> [REQUIRED TASK]: In the data below, locate the line containing "Generate a LaTeX" and the line containing "minimum width=472pt, minimum", then retype both and everything between them exactly. Pictures are not part of the copy.

> [DATASET CONTENT]:
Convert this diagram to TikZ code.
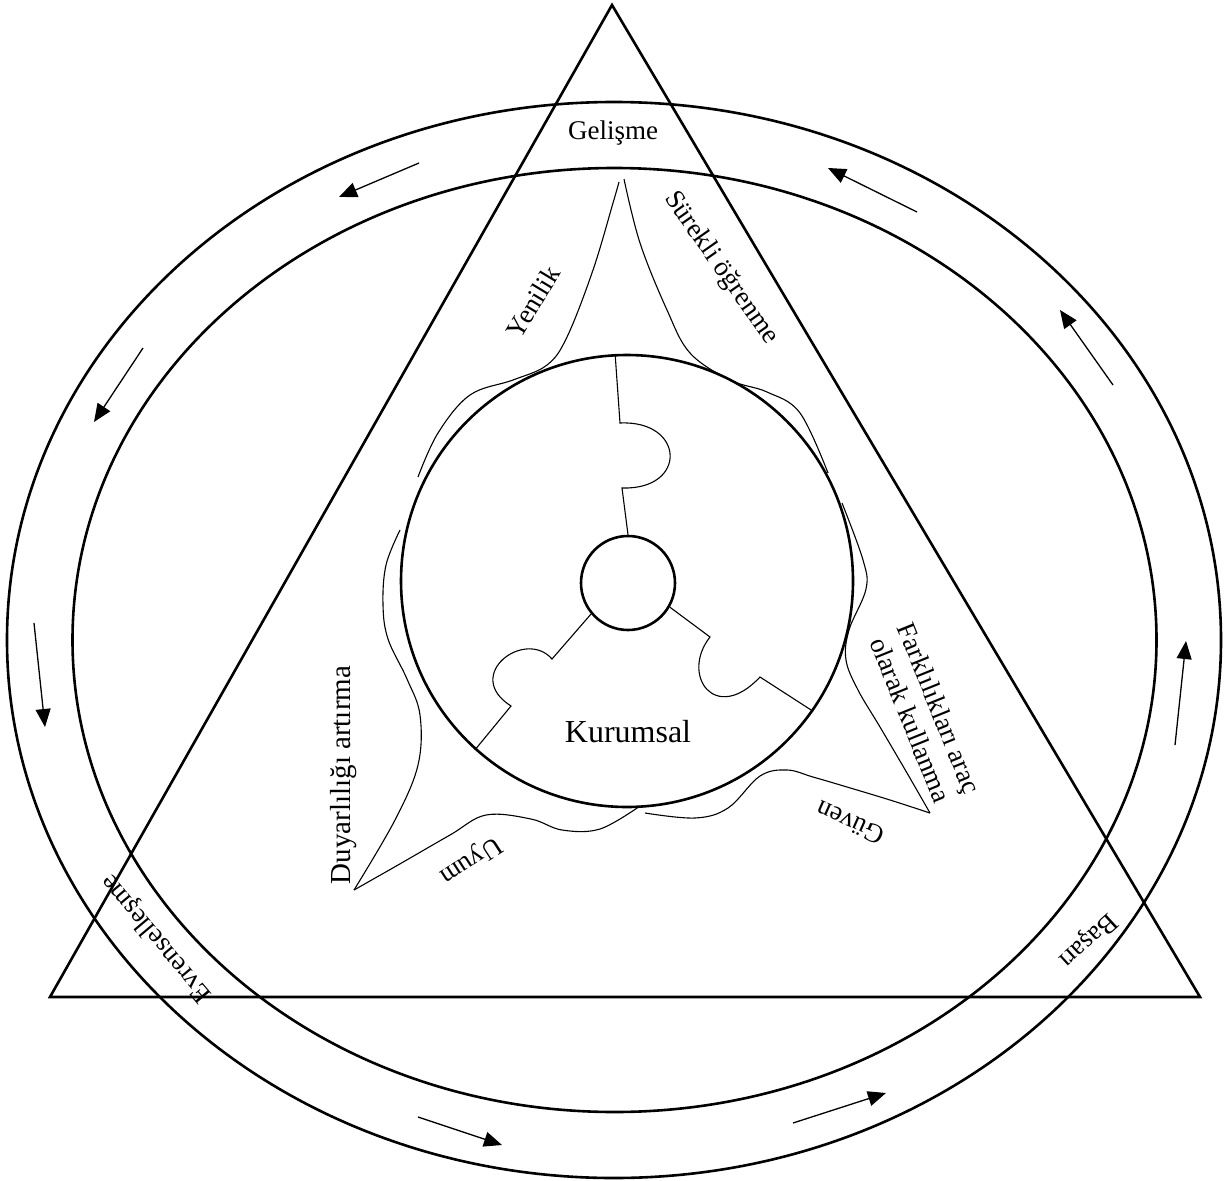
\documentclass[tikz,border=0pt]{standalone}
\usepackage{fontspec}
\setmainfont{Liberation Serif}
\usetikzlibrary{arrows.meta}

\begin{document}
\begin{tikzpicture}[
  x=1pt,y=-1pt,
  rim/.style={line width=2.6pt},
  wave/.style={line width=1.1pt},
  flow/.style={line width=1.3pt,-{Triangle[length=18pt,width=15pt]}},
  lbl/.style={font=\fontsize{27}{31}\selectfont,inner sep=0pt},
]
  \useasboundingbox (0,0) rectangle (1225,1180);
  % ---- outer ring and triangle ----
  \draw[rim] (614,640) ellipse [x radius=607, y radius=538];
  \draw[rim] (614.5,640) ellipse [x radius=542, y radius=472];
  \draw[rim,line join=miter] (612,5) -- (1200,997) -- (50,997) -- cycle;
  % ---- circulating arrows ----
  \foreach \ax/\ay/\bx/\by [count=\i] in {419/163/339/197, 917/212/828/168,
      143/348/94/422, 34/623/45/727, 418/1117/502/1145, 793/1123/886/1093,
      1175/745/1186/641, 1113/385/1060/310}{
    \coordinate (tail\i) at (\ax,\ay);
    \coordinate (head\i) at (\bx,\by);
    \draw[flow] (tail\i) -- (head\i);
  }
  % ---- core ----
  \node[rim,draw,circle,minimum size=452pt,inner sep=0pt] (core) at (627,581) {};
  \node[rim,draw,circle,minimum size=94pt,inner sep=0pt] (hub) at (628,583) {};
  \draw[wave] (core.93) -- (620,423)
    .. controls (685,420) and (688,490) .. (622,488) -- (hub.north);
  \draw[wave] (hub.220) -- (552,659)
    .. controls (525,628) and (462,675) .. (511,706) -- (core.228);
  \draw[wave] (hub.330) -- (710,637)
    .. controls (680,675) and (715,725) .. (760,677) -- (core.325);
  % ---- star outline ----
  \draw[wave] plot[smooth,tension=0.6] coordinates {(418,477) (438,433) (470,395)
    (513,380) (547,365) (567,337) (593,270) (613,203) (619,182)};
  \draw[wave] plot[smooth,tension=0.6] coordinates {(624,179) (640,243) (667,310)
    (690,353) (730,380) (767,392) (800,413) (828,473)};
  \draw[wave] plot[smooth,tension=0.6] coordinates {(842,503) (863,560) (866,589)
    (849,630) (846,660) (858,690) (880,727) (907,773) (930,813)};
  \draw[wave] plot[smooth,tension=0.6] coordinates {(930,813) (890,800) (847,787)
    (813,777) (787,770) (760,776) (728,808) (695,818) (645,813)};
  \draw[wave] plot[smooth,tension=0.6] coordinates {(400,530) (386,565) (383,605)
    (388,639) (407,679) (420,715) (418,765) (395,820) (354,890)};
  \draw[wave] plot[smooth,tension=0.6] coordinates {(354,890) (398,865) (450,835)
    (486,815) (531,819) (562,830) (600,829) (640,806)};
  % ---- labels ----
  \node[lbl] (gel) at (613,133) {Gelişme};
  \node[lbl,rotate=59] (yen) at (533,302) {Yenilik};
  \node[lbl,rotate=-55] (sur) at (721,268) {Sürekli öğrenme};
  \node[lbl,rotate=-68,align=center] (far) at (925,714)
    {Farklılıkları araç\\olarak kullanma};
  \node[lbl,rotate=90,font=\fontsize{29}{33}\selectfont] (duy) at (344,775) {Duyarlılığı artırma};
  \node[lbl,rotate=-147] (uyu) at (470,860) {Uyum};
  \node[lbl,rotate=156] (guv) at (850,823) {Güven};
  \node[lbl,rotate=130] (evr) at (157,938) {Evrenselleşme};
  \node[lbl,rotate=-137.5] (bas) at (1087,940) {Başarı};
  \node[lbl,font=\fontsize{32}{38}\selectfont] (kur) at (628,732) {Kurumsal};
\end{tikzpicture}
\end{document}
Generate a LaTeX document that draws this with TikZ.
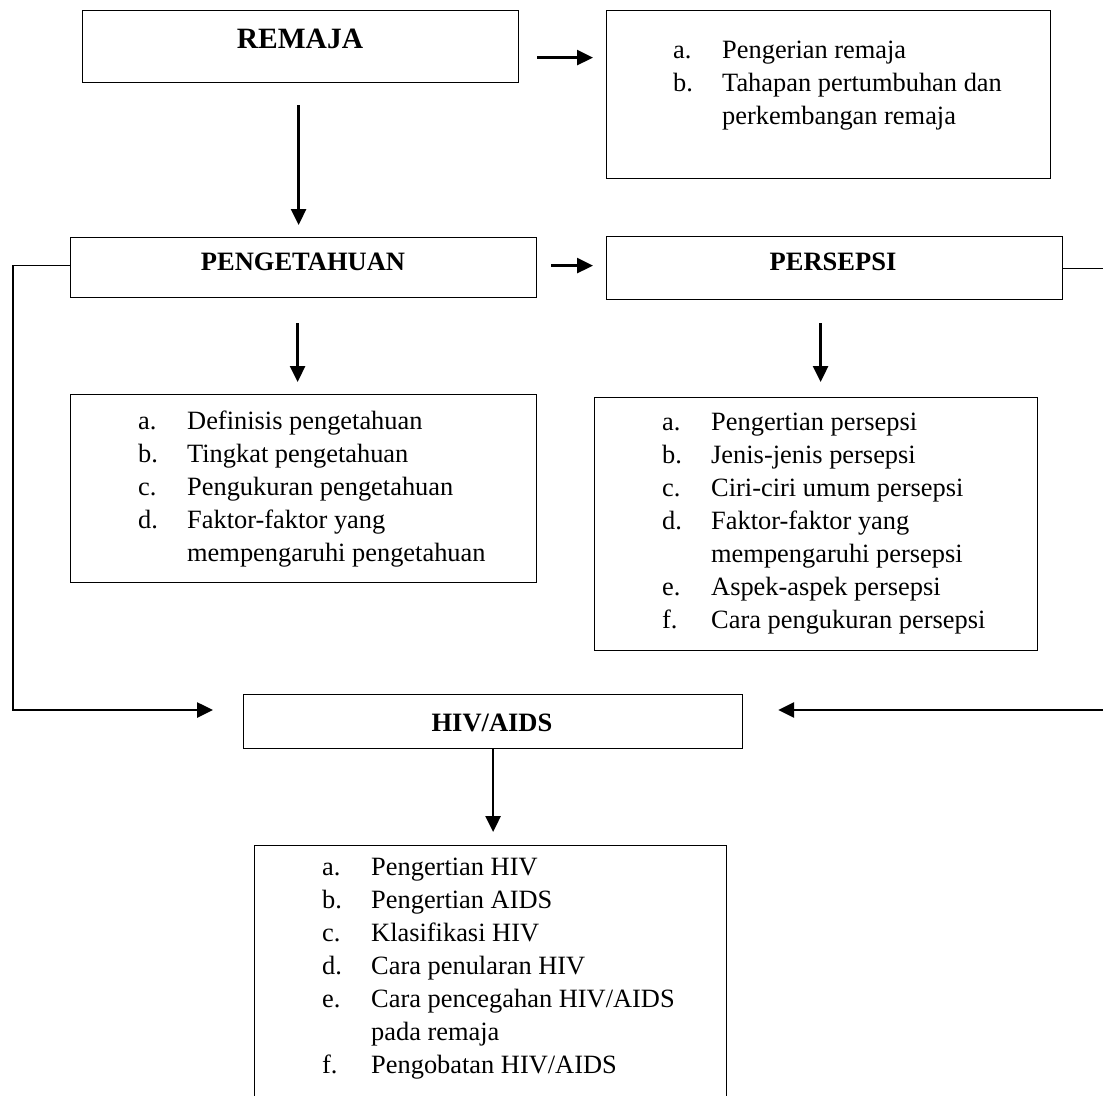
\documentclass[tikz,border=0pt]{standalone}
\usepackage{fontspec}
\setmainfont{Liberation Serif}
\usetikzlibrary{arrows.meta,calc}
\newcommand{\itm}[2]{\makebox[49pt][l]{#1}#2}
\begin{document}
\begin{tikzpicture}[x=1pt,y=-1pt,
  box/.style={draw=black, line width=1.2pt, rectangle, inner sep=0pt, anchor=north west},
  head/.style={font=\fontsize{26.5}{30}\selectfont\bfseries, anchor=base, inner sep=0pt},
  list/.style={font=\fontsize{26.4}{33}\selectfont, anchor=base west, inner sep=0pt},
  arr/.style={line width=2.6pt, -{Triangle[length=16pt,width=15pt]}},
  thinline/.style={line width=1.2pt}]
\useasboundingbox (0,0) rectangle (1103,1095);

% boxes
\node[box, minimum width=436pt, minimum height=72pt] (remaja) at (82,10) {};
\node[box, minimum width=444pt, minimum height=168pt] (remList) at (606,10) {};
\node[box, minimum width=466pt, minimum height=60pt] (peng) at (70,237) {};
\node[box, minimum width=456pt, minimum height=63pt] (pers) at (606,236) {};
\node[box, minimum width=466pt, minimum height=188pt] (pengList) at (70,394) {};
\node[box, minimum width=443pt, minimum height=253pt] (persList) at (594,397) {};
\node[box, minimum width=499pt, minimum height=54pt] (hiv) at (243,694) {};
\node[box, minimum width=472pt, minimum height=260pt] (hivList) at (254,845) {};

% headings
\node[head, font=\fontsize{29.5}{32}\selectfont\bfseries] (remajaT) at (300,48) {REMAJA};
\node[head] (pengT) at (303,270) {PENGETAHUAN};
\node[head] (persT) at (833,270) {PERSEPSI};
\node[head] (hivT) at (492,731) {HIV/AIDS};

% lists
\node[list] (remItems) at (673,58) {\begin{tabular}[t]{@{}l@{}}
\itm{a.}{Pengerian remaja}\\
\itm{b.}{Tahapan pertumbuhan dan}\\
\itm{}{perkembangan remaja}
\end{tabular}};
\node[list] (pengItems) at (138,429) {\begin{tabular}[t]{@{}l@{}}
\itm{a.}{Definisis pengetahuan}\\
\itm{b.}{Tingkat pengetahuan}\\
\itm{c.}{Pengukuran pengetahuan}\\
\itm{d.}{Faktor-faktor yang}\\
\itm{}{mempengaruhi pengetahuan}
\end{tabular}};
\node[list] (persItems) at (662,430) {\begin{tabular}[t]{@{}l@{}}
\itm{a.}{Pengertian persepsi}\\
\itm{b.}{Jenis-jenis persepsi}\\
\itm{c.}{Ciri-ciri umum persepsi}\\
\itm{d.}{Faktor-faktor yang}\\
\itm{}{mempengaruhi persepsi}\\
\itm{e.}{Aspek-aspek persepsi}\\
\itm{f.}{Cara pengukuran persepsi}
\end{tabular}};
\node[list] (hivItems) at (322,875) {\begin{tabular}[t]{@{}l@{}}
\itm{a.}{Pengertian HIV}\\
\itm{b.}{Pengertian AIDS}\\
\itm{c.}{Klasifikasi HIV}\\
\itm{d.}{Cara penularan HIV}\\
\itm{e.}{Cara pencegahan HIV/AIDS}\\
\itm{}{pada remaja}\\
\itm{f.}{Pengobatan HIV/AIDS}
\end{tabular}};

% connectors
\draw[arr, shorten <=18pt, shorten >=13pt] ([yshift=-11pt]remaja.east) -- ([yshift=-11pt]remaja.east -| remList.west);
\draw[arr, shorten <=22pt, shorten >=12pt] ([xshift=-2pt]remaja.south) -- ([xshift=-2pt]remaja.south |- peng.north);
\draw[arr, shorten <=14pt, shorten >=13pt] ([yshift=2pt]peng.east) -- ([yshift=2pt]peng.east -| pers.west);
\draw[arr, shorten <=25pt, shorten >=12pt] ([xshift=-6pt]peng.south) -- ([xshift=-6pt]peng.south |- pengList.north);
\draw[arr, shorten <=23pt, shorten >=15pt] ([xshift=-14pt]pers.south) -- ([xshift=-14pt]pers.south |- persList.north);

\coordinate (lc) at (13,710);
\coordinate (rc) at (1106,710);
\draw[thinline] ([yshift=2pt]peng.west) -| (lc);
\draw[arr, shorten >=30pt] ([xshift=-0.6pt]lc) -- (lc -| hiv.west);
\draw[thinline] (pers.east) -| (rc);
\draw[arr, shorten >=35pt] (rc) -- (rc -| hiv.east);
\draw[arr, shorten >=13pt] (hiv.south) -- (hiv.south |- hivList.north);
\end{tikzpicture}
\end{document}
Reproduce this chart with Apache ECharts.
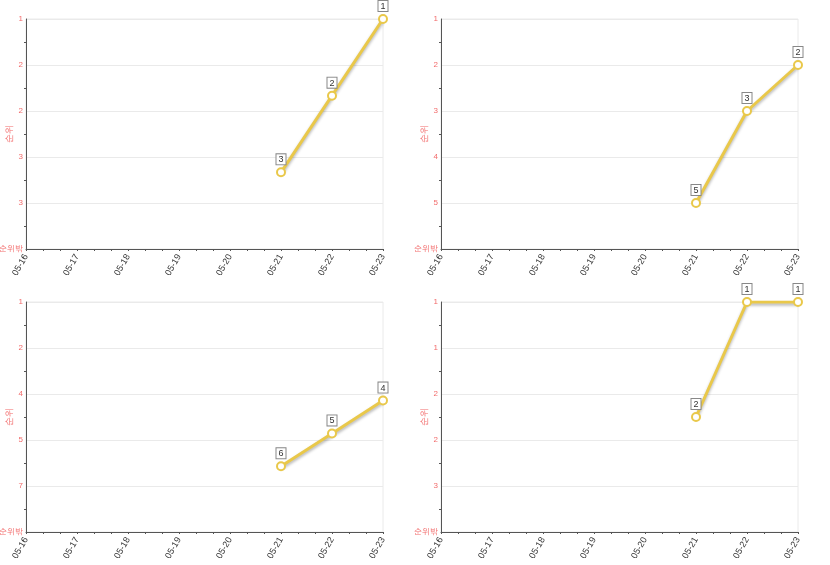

> [COMPLETE RESPONSE]:
Generate a LaTeX document that draws this with TikZ.
\documentclass[tikz,border=0pt]{standalone}
\usepackage{fontspec}
\setmainfont{Liberation Serif}
\usetikzlibrary{arrows.meta,calc}
\newcommand{\itm}[2]{\makebox[49pt][l]{#1}#2}
\begin{document}
\begin{tikzpicture}[x=1pt,y=-1pt,
  box/.style={draw=black, line width=1.2pt, rectangle, inner sep=0pt, anchor=north west},
  head/.style={font=\fontsize{26.5}{30}\selectfont\bfseries, anchor=base, inner sep=0pt},
  list/.style={font=\fontsize{26.4}{33}\selectfont, anchor=base west, inner sep=0pt},
  arr/.style={line width=2.6pt, -{Triangle[length=16pt,width=15pt]}},
  thinline/.style={line width=1.2pt}]
\useasboundingbox (0,0) rectangle (1103,1095);

% boxes
\node[box, minimum width=436pt, minimum height=72pt] (remaja) at (82,10) {};
\node[box, minimum width=444pt, minimum height=168pt] (remList) at (606,10) {};
\node[box, minimum width=466pt, minimum height=60pt] (peng) at (70,237) {};
\node[box, minimum width=456pt, minimum height=63pt] (pers) at (606,236) {};
\node[box, minimum width=466pt, minimum height=188pt] (pengList) at (70,394) {};
\node[box, minimum width=443pt, minimum height=253pt] (persList) at (594,397) {};
\node[box, minimum width=499pt, minimum height=54pt] (hiv) at (243,694) {};
\node[box, minimum width=472pt, minimum height=260pt] (hivList) at (254,845) {};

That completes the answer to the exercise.